• **Problem details**:
Look for the line containing "Emit a Python" and the line containing "RED = '#ea3943'" in the entries below. Copy those two and all lines between them exactly, leaving out pictures.

========================================

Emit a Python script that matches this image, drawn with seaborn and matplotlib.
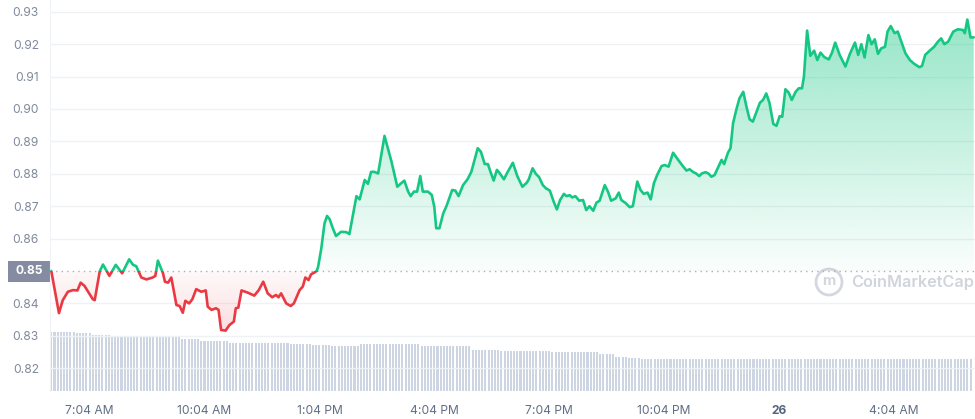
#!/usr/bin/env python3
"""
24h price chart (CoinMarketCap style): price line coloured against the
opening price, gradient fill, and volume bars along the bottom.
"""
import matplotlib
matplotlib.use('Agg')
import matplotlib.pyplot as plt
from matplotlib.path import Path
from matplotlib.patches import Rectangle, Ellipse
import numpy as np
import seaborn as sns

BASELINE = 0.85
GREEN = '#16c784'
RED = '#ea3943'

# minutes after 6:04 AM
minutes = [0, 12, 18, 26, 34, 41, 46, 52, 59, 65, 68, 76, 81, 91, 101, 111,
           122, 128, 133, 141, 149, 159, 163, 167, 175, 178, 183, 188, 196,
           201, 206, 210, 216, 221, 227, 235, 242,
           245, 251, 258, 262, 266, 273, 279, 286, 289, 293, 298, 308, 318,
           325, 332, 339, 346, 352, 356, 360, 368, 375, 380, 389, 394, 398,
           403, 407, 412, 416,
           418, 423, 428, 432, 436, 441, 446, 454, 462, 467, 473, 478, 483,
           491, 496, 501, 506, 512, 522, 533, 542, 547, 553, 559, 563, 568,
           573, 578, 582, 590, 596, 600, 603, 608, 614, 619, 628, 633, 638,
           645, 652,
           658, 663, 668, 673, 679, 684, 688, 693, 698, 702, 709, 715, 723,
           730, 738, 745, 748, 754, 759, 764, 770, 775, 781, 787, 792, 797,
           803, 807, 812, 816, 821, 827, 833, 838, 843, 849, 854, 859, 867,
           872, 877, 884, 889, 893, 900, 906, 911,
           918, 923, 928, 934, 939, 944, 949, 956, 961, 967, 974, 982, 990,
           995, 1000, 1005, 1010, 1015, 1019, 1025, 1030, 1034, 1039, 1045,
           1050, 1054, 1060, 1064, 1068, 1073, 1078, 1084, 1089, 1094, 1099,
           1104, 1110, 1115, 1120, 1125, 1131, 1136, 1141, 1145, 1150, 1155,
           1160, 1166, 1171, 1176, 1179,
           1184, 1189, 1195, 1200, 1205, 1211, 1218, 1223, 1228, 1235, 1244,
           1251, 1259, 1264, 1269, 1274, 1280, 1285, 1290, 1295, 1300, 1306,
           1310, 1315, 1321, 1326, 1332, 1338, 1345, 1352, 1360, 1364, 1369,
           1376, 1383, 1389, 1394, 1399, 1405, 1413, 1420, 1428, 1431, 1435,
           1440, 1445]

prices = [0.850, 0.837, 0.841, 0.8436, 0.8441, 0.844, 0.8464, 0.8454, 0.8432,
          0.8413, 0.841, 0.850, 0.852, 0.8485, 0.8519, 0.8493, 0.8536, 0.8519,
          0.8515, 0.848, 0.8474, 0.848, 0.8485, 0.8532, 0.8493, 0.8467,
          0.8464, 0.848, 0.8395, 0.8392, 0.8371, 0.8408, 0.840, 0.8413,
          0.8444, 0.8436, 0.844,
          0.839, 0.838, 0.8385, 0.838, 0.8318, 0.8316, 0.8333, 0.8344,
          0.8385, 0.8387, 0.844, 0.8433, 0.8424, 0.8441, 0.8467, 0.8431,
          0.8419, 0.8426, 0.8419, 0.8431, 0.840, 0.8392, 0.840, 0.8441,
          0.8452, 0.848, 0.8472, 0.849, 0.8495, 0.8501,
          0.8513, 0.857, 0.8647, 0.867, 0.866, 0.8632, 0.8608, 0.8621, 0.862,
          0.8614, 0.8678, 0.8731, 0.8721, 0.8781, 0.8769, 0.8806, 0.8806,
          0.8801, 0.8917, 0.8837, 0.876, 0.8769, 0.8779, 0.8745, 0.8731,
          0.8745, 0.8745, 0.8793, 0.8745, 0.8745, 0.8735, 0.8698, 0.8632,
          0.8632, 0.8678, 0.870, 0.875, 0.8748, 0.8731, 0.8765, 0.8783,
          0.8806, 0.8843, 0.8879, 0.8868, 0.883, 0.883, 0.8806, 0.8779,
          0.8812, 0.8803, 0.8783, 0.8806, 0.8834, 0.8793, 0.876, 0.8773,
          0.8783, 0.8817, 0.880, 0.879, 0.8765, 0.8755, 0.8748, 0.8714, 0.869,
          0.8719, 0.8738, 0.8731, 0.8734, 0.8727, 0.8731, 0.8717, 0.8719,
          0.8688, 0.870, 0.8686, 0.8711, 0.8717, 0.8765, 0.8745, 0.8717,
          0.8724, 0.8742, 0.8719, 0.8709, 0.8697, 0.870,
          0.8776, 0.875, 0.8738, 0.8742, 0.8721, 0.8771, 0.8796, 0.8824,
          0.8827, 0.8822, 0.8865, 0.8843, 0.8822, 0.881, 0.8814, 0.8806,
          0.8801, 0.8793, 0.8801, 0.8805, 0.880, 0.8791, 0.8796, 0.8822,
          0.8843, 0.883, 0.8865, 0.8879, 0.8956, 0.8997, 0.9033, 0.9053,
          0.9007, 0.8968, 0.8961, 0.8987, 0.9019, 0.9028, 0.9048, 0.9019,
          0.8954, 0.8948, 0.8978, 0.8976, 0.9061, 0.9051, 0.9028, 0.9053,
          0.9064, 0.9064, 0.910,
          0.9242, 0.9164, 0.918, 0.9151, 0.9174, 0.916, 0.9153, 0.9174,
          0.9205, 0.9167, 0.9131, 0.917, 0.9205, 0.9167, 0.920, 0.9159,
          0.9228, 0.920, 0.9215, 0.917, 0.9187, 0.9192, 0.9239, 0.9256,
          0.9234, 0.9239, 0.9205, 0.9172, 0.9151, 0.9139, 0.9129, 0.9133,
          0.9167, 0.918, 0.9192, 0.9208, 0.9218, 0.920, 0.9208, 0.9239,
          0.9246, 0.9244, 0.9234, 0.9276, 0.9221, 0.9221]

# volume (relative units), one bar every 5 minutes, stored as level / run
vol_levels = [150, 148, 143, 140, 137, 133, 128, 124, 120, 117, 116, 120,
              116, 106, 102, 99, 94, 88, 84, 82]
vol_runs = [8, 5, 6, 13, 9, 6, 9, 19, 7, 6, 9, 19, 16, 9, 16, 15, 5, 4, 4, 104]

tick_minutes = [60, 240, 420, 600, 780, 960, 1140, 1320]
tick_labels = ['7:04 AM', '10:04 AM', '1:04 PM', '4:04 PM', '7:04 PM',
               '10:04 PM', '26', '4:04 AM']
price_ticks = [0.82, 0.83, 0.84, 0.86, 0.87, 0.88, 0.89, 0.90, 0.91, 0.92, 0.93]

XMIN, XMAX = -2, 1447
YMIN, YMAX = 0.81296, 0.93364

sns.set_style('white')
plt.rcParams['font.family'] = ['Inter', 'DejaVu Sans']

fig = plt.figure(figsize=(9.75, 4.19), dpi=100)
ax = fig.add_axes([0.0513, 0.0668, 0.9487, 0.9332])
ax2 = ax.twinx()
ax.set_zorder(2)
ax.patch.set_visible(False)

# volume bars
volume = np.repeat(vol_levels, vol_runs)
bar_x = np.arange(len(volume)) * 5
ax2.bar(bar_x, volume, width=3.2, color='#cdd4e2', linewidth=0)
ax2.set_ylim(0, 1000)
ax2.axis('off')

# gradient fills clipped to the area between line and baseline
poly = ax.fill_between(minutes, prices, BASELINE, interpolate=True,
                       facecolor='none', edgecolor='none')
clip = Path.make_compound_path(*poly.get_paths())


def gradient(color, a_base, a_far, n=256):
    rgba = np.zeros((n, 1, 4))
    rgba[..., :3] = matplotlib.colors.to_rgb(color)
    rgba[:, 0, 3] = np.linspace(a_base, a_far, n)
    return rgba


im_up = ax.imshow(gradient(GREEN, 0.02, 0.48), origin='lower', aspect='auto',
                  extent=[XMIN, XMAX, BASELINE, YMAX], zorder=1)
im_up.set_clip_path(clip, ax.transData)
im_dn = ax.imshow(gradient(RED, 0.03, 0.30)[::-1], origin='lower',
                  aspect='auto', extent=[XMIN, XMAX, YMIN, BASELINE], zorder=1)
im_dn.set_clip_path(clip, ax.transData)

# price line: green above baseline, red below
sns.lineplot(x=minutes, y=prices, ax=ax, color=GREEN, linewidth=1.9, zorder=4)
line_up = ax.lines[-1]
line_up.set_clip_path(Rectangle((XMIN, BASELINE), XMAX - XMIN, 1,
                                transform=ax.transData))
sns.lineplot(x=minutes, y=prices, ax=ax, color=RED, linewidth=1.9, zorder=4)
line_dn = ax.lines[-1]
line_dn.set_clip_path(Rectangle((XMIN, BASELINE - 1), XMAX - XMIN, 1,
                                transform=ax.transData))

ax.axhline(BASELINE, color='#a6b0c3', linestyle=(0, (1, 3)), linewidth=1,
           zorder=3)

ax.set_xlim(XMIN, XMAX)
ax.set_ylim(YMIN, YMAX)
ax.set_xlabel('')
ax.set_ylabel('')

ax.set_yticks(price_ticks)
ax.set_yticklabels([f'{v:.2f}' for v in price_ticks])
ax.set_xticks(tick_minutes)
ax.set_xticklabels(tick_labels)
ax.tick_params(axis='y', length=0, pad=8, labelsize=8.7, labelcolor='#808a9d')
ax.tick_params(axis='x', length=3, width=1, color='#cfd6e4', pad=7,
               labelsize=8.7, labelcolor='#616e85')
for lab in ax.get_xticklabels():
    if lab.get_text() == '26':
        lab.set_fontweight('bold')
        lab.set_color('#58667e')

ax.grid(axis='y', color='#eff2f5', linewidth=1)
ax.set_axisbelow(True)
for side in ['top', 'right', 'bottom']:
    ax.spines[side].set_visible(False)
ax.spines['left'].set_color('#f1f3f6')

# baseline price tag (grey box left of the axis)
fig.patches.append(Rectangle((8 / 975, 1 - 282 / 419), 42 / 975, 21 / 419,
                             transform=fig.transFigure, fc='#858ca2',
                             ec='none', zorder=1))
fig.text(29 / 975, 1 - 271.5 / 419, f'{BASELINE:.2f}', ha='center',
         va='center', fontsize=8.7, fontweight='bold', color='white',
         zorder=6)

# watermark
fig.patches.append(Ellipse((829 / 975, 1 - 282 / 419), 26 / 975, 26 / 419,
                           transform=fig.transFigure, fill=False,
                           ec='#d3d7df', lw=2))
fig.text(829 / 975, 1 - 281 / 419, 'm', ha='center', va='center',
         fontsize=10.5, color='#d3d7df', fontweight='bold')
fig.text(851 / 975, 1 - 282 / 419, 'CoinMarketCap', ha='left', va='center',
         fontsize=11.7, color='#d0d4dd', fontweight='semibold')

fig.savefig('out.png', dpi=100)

========================================

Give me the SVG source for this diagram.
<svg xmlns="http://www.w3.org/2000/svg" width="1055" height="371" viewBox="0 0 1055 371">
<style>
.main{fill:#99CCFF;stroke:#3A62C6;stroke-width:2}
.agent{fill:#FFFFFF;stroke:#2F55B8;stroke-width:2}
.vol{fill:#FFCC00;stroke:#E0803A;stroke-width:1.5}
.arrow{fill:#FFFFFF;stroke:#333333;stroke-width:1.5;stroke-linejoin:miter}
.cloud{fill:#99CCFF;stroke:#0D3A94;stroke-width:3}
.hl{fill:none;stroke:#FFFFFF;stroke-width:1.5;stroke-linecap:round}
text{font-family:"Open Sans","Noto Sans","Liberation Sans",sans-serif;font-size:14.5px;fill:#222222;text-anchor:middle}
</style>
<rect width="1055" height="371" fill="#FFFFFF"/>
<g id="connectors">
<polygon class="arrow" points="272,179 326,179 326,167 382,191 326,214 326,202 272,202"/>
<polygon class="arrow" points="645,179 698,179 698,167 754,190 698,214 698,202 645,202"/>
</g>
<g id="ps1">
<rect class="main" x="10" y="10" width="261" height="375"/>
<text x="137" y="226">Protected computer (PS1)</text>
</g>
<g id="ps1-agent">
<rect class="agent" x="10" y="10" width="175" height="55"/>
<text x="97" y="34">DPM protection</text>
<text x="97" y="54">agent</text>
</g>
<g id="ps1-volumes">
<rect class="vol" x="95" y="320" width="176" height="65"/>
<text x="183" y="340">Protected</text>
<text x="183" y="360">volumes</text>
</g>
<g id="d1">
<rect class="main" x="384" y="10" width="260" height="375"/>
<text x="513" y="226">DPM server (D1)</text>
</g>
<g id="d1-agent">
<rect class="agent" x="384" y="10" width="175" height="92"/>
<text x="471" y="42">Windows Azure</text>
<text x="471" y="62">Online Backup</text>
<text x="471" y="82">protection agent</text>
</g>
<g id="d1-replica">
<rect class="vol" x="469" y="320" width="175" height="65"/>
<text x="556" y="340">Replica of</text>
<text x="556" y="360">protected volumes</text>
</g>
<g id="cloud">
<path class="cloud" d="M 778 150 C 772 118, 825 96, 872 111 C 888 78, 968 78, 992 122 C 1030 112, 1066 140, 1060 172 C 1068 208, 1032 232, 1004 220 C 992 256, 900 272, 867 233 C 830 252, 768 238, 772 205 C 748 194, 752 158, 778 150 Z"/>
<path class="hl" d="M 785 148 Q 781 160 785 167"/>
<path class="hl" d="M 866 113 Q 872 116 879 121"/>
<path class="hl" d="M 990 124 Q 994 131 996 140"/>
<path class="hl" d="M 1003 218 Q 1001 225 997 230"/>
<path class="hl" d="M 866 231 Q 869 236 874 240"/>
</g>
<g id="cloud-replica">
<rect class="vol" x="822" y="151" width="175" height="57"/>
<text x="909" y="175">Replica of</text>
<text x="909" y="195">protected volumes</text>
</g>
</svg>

========================================

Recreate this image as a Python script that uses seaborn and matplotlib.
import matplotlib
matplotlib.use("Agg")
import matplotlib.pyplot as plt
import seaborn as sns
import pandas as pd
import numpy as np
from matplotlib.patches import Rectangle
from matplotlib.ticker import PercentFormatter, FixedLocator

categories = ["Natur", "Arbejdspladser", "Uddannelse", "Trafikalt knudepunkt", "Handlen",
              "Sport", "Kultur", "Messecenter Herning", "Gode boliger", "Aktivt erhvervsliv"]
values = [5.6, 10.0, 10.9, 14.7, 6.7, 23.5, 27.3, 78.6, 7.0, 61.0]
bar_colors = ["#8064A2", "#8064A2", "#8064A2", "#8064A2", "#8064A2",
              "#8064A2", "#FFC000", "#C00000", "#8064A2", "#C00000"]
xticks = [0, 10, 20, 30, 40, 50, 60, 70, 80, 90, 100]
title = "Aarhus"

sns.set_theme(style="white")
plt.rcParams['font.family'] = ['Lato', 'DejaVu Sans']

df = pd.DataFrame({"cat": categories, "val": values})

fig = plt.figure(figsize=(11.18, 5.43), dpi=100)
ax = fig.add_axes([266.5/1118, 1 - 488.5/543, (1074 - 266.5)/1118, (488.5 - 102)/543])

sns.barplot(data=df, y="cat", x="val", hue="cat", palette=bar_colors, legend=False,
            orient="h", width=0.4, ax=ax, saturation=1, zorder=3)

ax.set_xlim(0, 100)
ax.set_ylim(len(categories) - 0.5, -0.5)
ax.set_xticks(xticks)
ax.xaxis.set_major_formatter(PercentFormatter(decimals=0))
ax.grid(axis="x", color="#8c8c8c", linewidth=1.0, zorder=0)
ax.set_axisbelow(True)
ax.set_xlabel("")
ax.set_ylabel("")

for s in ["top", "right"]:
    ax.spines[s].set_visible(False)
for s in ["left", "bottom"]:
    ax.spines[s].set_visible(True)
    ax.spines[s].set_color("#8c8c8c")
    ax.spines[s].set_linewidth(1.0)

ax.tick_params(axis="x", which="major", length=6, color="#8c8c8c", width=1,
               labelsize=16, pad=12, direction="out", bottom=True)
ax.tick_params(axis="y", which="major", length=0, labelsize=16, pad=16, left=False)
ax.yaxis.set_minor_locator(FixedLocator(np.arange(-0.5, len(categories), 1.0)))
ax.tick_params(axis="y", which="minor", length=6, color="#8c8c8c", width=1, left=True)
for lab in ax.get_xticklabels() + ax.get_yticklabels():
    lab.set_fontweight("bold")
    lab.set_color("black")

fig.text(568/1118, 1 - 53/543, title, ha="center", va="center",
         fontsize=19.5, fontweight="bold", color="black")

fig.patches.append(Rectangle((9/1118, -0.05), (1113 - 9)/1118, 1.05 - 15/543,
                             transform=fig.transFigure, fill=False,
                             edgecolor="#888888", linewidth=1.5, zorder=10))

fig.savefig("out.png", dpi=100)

========================================

• **Output**:
Emit a Python script that matches this image, drawn with seaborn and matplotlib.
#!/usr/bin/env python3
"""
24h price chart (CoinMarketCap style): price line coloured against the
opening price, gradient fill, and volume bars along the bottom.
"""
import matplotlib
matplotlib.use('Agg')
import matplotlib.pyplot as plt
from matplotlib.path import Path
from matplotlib.patches import Rectangle, Ellipse
import numpy as np
import seaborn as sns

BASELINE = 0.85
GREEN = '#16c784'
RED = '#ea3943'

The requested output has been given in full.